Joyce Terhes, chairwoman of the Maryland Republican Party, says the race will turn on who can target the best message to voters and who has the resources to bring them out on election day, Sept. 13.

"Where you have people who are similar in their views on the issues, the style then becomes a very important distinguishing characteristic," she said.

Ms. Aron, 51, is a political newcomer whose public service is limited to the past two years as a member of the Montgomery County Planning Board. Current and former colleagues rate her job performance from "adequate" to "very good" and "outstanding." Former chairman Gus Bauman recalled her as competent, well-prepared and a quick study.

On the stump, Ms. Aron has emphasized her experience as a businesswoman, including nine years as a real estate developer. In a pair of lawsuits, though, former business partners have questioned her honesty.

In 1984, two financiers charged that she had sold an interest in a Rockville shopping center for $200,000 without splitting the profits as they had agreed. Ms. Aron said they had not helped to finance the project as promised.

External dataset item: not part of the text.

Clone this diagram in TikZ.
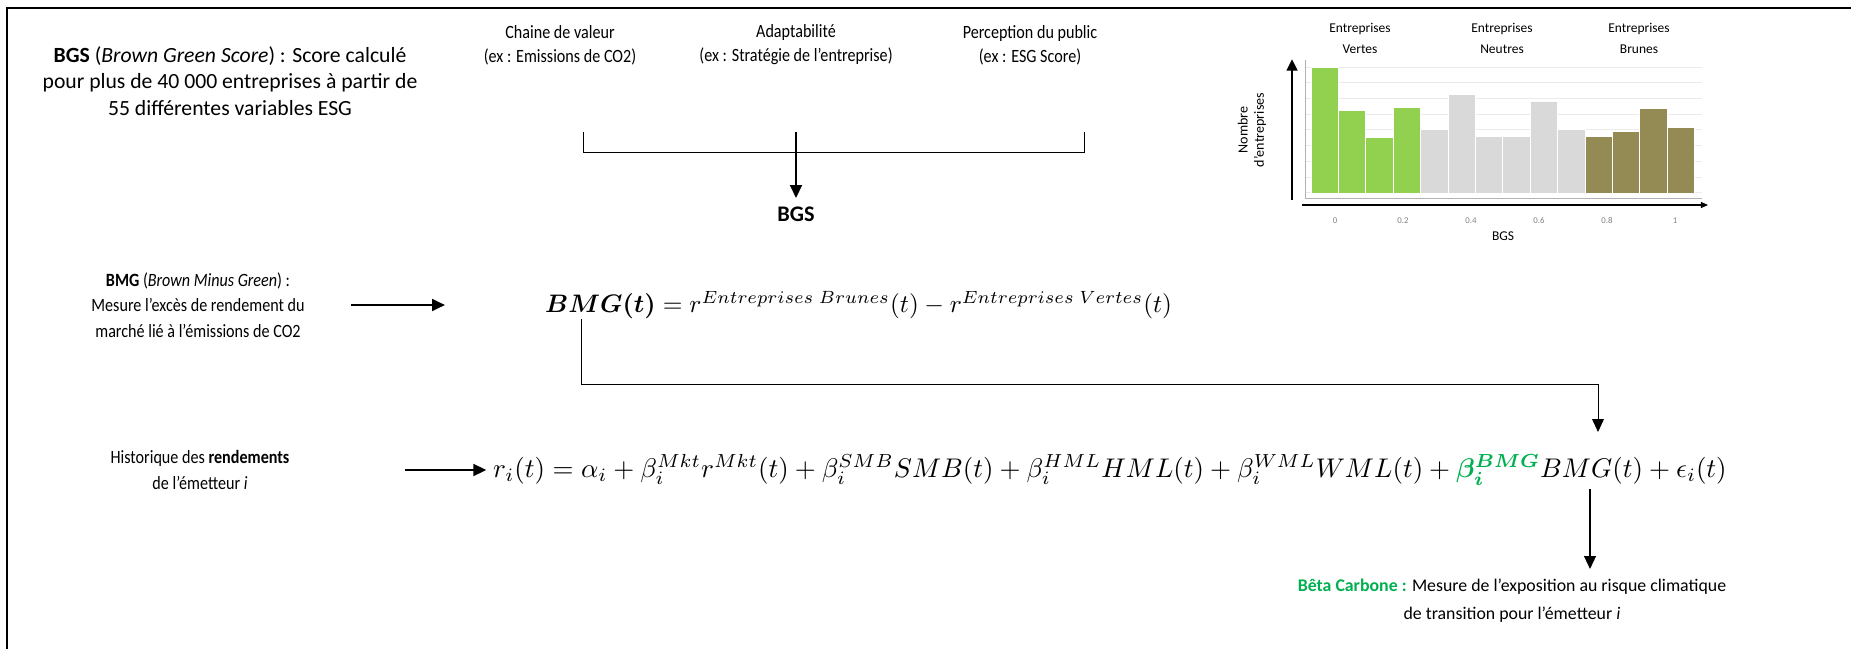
\documentclass[tikz,border=0pt]{standalone}
\usepackage{fontspec}
\setmainfont{Carlito}
\newfontfamily\etroit[FakeStretch=0.86]{Carlito}
\usepackage{amsmath,bm}
\usepackage{graphicx}
\usetikzlibrary{arrows.meta,positioning}
\definecolor{vert}{HTML}{92D050}
\definecolor{neutre}{HTML}{D9D9D9}
\definecolor{brun}{HTML}{948A54}
\definecolor{betavert}{HTML}{00B050}
\definecolor{grille}{HTML}{EBEBEB}
\tikzset{
  txt/.style={align=center, inner sep=0pt, font=\fontsize{18.5}{22.5}\selectfont},
  petit/.style={align=center, inner sep=0pt, font=\etroit\fontsize{16}{22}\selectfont},
  haut/.style={align=center, inner sep=0pt, font=\etroit\fontsize{16}{20.5}\selectfont},
  hist/.style={align=center, inner sep=0pt, font=\fontsize{11.5}{18}\selectfont},
  graduation/.style={inner sep=0pt, text=gray, font=\fontsize{7.5}{9}\selectfont},
  fleche/.style={line width=2pt, -{Triangle[length=11pt,width=10pt]}},
  trait/.style={line width=0.8pt},
  barre/.style={draw=white, line width=0.6pt},
}
\begin{document}
\begin{tikzpicture}[x=0.03cm, y=-0.03cm]
\useasboundingbox (0,0) rectangle (1851,649);
\draw[line width=2.5pt] (7,649) -- (7,8) -- (1851,8);

% BGS
\node[txt] (bgs) at (230,81) {\textbf{BGS} (\textit{Brown Green Score}) : Score calculé\\pour plus de 40 000 entreprises à partir de\\55 différentes variables ESG};
\node[haut] (chaine) at (560,45) {Chaine de valeur\\(ex : Emissions de CO2)};
\node[haut] (adapt) at (796,45) {Adaptabilité\\(ex : Stratégie de l’entreprise)};
\node[haut] (percep) at (1030,45) {Perception du public\\(ex : ESG Score)};
\coordinate (crochetg) at (583,132);
\coordinate (crochetd) at (1084,132);
\draw[trait] (crochetg) -- ++(0,20) -| (crochetd);
\node[txt, font=\bfseries\fontsize{19}{22}\selectfont] (bgsres) at (796,214) {BGS};
\draw[fleche, shorten >=0.25cm] (adapt.south |- crochetg) -- (bgsres.north);

% histogramme
\foreach \k in {0,...,8}
  \draw[grille, line width=0.6pt] (1305,67+\k*15.7) -- (1702,67+\k*15.7);
\draw[gray!60, line width=0.6pt] (1305,60) -- (1305,198) -- (1702,198);
\foreach \t [count=\i from 0] in {67.7,110.2,137,106.9}
  \fill[vert, barre] (1311+\i*27.4,193.3) rectangle ++(27.4,\t-193.3);
\foreach \t [count=\i from 4] in {129.7,94.5,136,136,101.2,129.7}
  \fill[neutre, barre] (1311+\i*27.4,193.3) rectangle ++(27.4,\t-193.3);
\foreach \t [count=\i from 10] in {136,131.3,107.9,127}
  \fill[brun, barre] (1311+\i*27.4,193.3) rectangle ++(27.4,\t-193.3);
\coordinate (yaxebas) at (1292,200);
\coordinate (yaxehaut) at (1292,59);
\coordinate (xaxeg) at (1302,205);
\coordinate (xaxed) at (1708,205);
\draw[line width=2.5pt, -{Triangle[length=10pt,width=9pt]}] (yaxebas) -- (yaxehaut);
\draw[line width=1pt, -{Triangle[length=6pt,width=5pt]}] (xaxeg) -- (xaxed);
\foreach \v [count=\i from 0] in {0,0.2,0.4,0.6,0.8,1}
  \node[graduation] (g\i) at (1335+\i*68,221) {\v};
\node[hist] (bgsaxe) at (1503,236) {BGS};
\node[hist, rotate=90, font=\fontsize{12}{14}\selectfont] (ylab) at (1252,130) {Nombre\\d’entreprises};
\node[hist] (tvertes) at (1360,38) {Entreprises\\Vertes};
\node[hist] (tneutres) at (1502,38) {Entreprises\\Neutres};
\node[hist] (tbrunes) at (1639,38) {Entreprises\\Brunes};

% BMG
\node[petit] (bmgtxt) at (198,305) {\textbf{BMG} (\textit{Brown Minus Green}) :\\Mesure l’excès de rendement du\\marché lié à l’émissions de CO2};
\node[inner sep=0pt, anchor=west] (bmgeq) at (545,305) {\resizebox{18.8cm}{!}{$\bm{BMG(t)} = r^{Entreprises\ Brunes}(t) - r^{Entreprises\ Vertes}(t)$}};
\draw[fleche] (bmgtxt.east -| 351,0) -- ([xshift=-3cm]bmgeq.west);

% rendements
\node[petit] (histo) at (200,470) {Historique des \textbf{rendements}\\de l’émetteur \textit{i}};
\node[inner sep=0pt, anchor=west] (regeq) at (493,470) {\resizebox{37cm}{!}{$r_i(t) = \alpha_i + \beta_i^{Mkt} r^{Mkt}(t) + \beta_i^{SMB} SMB(t) + \beta_i^{HML} HML(t) + \beta_i^{WML} WML(t) + {\color{betavert}\bm{\beta_i^{BMG}}} BMG(t) + \epsilon_i(t)$}};
\draw[fleche] (histo.east -| 405,0) -- ([xshift=-0.2cm]regeq.west);
\coordinate (bmgterme) at (1598,432);
\draw[trait, -{Triangle[length=11pt,width=10pt]}] ([xshift=1.1cm]bmgeq.south west) -- ++(0,65) -| (bmgterme);

% beta carbone
\node[petit, font=\fontsize{15.2}{24}\selectfont] (beta) at (1512,601) {\textcolor{betavert}{\textbf{Bêta Carbone :}} Mesure de l’exposition au risque climatique\\de transition pour l’émetteur \textit{i}};
\coordinate (betapied) at (1590,489);
\draw[fleche, line width=1.5pt, shorten >=0.3cm] (betapied) -- (betapied |- beta.north);
\end{tikzpicture}
\end{document}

A Montgomery County jury found her liable for breach of contract and fraud and awarded the plaintiffs $246,606 in damages. Ms. Aron appealed the verdict, then settled the case for about $150,000, she said. The verdict against her was vacated.

In 1990, the trustee of a bankrupt finance company sued Ms. Aron after she sold a 17.5-acre property for a profit of $700,000. The company's trustee said it deserved a portion.

Ms. Aron again argued that the company hadn't provided the financing it had promised. The jury found against her and a co-defendant and awarded the plaintiff $910,000.

A settlement

The judge set aside the verdict, saying he distrusted testimony by the company's president. Ms. Aron said she settled the suit for $175,000 to avoid another trial.

Ms. Aron said the real estate business is notoriously litigious and noted that a settlement is not an admission of fault. She also suggested that sexism may have played a role in the suits, but refused to elaborate.


"As a woman alone in this business, I had to fight for everything I wanted to keep," Ms. Aron said. "I'm not happy that I was involved in business disputes, but I'm also not ashamed of it."

Some of Ms. Aron's partners say they have had much better experiences with her. Former partner Rick Band described her as a good, honest businesswoman, but a challenge to work with because of her confrontational style.

"Working with her is just exhausting, demanding," he said.

Confrontation has also been a frequent tactic in her political campaign. She has, for instance, repeatedly attacked Mr. Brock as a carpetbagger because he has lived in the state full time only since 1990. A couple of weeks ago, she went to his headquarters to challenge him to a televised debate. Mr. Brock, as she already knew, was raising funds in Tennessee.

"Maybe that's where he should be running from," she said as a television camera rolled.

Mr. Brock has refused to take the bait and has pledged not to counter-attack.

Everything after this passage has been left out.